● Data segment:
[start]
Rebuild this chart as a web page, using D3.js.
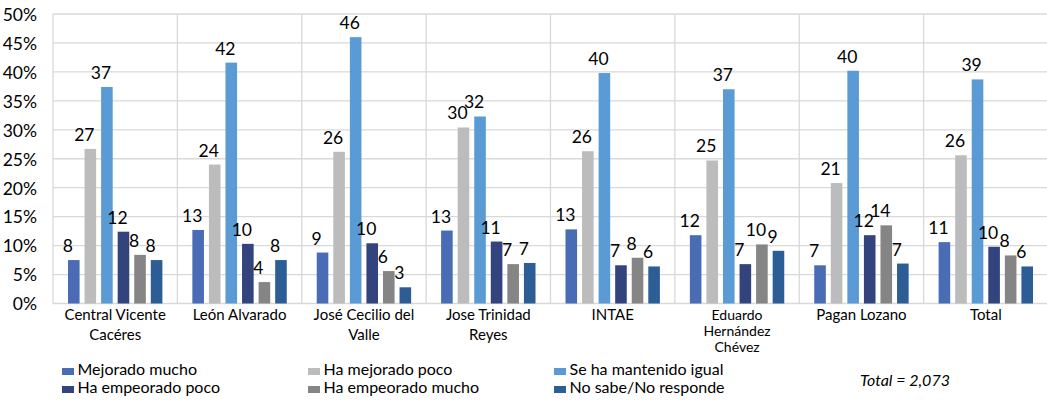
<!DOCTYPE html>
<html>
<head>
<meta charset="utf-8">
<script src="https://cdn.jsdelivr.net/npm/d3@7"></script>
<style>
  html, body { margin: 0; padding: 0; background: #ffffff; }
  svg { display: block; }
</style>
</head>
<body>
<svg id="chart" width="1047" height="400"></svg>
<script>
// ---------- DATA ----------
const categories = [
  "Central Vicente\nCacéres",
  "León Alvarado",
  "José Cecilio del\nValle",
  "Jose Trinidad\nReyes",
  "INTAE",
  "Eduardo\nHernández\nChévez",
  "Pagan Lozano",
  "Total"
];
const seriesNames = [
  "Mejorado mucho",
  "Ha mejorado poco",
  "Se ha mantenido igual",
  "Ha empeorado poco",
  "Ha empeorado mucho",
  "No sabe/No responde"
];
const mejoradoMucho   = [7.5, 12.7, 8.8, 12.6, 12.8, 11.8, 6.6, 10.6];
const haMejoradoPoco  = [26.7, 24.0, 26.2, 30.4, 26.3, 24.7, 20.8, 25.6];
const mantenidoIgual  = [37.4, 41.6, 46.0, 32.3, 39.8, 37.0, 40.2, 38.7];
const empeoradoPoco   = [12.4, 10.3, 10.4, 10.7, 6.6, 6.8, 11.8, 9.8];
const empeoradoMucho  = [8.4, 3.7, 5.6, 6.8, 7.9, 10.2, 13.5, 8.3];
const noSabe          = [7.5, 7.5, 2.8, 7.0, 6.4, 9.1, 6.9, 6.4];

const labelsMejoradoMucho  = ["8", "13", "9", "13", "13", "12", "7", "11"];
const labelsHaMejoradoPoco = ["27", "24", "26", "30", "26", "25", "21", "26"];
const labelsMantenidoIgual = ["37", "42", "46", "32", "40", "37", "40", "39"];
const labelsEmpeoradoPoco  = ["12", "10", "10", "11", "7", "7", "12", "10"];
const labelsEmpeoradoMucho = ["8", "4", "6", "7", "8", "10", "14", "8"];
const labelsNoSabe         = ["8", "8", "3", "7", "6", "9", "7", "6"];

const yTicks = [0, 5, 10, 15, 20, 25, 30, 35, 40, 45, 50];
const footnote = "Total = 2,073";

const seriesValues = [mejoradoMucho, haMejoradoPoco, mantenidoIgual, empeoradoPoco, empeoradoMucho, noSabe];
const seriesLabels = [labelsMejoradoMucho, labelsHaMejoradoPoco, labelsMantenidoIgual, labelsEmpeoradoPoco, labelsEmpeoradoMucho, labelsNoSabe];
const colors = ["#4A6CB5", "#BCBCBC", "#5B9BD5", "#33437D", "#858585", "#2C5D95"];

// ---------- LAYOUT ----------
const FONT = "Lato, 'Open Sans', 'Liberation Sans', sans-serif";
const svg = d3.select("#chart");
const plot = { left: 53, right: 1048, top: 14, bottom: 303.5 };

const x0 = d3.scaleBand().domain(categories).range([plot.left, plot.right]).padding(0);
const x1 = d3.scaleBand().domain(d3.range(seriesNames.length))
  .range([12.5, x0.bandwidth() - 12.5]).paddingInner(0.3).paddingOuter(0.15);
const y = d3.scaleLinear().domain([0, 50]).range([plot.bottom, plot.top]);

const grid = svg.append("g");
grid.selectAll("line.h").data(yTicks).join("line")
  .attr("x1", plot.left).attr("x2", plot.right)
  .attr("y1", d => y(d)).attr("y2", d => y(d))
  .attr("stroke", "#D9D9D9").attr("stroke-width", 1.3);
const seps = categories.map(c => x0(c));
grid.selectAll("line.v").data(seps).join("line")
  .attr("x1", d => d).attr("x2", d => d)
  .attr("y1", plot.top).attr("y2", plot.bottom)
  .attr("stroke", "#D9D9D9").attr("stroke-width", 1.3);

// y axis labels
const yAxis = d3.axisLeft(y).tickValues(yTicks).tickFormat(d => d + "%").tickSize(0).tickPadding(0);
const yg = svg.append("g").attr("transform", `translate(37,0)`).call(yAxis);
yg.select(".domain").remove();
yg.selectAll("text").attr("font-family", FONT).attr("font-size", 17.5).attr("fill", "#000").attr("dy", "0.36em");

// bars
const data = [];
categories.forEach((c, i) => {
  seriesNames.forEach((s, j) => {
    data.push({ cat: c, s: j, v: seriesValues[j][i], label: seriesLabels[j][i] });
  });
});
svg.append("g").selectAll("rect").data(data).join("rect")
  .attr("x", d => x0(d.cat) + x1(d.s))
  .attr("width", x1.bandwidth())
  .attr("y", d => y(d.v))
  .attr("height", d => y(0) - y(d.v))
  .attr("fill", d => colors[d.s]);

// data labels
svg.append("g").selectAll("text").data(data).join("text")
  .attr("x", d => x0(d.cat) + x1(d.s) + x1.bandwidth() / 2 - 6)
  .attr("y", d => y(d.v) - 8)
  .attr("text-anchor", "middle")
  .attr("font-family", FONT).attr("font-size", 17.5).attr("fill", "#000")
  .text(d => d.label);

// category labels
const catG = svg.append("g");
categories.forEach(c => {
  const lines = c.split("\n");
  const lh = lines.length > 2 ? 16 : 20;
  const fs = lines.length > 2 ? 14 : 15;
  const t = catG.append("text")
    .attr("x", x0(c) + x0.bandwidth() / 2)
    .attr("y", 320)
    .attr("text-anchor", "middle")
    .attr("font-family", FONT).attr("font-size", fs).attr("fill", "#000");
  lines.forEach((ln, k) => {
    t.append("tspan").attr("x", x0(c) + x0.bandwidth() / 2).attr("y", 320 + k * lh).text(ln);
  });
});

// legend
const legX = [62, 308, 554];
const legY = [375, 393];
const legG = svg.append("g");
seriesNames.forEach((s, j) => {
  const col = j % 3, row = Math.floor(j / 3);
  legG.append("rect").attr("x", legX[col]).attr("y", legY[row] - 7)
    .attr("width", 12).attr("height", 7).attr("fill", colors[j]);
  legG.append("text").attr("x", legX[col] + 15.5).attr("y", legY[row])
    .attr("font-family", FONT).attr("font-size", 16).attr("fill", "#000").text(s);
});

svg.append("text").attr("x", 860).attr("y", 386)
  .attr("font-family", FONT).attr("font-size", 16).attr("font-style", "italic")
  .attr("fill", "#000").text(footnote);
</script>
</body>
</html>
[end]
● Task prompt: Say the number of lines in the listing that hold "chart", with no added words.

● Reply: 3